Younger and her husband, Les, rented property that flooded and haven’t been able to find a new place they can afford and accepts pets. She doesn’t think the city has done enough for people who rented before the flood.
“Are we going to have to give up our pets?” said Younger, who has a small dog and a cat. “I mean, have we not given up enough?”
Officials are trying to find a solution for affordable housing, said Mike Wobbema, state flood recovery officer. The problem is land prices have skyrocketed due to the flood and oil boom, Zimbelman said.
Minot and Ward County will receive almost $77 million in federal community development block grant disaster funding, with $67.5 million going to Minot, the state’s congressional delegation announced earlier this year.
Cindy Hemphill, Minot’s finance director, said the city is putting together a list of possibilities for how to use the money, which includes helping developers provide lower-income housing.
The U.S. Army Corps of Engineers estimated the 2011 flood caused more than $690 million in infrastructure and property damage in Ward and McHenry counties.
Zimbelman, Minot’s mayor for the past 10 years, said the total cost is likely higher.

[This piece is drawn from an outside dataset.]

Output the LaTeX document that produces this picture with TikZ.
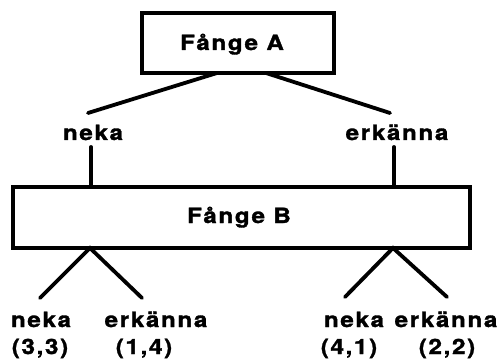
\documentclass[tikz,border=0pt]{standalone}
\usepackage{fontspec}
\setmainfont{TeX Gyre Heros}[FakeStretch=1.15, LetterSpace=8, FakeBold=1.6]
\begin{document}
\begin{tikzpicture}[x=1pt, y=-1pt,
  lbl/.style={anchor=base, inner sep=0pt, font=\fontsize{21}{24}\selectfont\bfseries},
  box/.style={draw, line width=3.2pt},
  link/.style={line width=3.8pt, line cap=round}]
  \useasboundingbox (0,0) rectangle (500,363);

  % the two player boxes
  \draw[box] (142,13) rectangle (334,73);
  \draw[box] (13,187) rectangle (470,248);
  \node[lbl] (fa) at (232,50) {Fånge A};
  \node[lbl] (fb) at (239,223) {Fånge B};

  % first move: A's choices
  \coordinate (aL) at (217,73);
  \coordinate (aR) at (266,73);
  \coordinate (nL) at (88,113);
  \coordinate (nR) at (390,113);
  \draw[link] (aL) -- (nL);
  \draw[link] (aR) -- (nR);
  \node[lbl] (neka) at (93,140) {neka};
  \node[lbl] (erk) at (397,140) {erkänna};

  % links down to B
  \coordinate (vL1) at (91,147);
  \coordinate (vL2) at (91,187);
  \coordinate (vR1) at (394,147);
  \coordinate (vR2) at (394,187);
  \draw[link] (vL1) -- (vL2);
  \draw[link] (vR1) -- (vR2);

  % second move: B's choices
  \coordinate (bL) at (90,248);
  \coordinate (bR) at (393,248);
  \coordinate (eLL) at (40,298);
  \coordinate (eLR) at (142,298);
  \coordinate (eRL) at (345,297);
  \coordinate (eRR) at (447,297);
  \draw[link] (eLL) -- (bL) -- (eLR);
  \draw[link] (eRL) -- (bR) -- (eRR);

  % outcomes
  \node[lbl] (n1) at (41,327) {neka};
  \node[lbl] (e1) at (156,327) {erkänna};
  \node[lbl] (n2) at (354,327) {neka};
  \node[lbl] (e2) at (446,327) {erkänna};
  \node[lbl] (p1) at (40,354) {(3,3)};
  \node[lbl] (p2) at (144,354) {(1,4)};
  \node[lbl] (p3) at (349,354) {(4,1)};
  \node[lbl] (p4) at (447,354) {(2,2)};
\end{tikzpicture}
\end{document}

“It was a billion-dollar flood by the time you got done with it,” he said.
The city is moving forward with flood protection, Zimbelman said. A plan that would cover areas from Burlington to Velva, N.D., is estimated to cost $820 million, said Waind, who expects that number to climb once protection for areas farther upstream and downstream are added.
“The hope is that we have a plan that will address the protection of everybody in the (river) system, not just designed for one city or one county,” he said.
The local flood risk reduction project consists of levees, flood walls, diversions and property acquisitions, said Jason Westbrock of Bismarck’s Barr Engineering, the lead engineer on the project.
Dalrymple said the state is looking at what additional help may be needed from the 2013 Legislature.
While Minot waits to see how much total state and federal funding it will receive, the city is recovering “slowly but surely,” Zimbelman said.
“I don’t know if you really get back to normal,” said Dan Jonasson, Minot’s public works director. “You get back to a new normal.”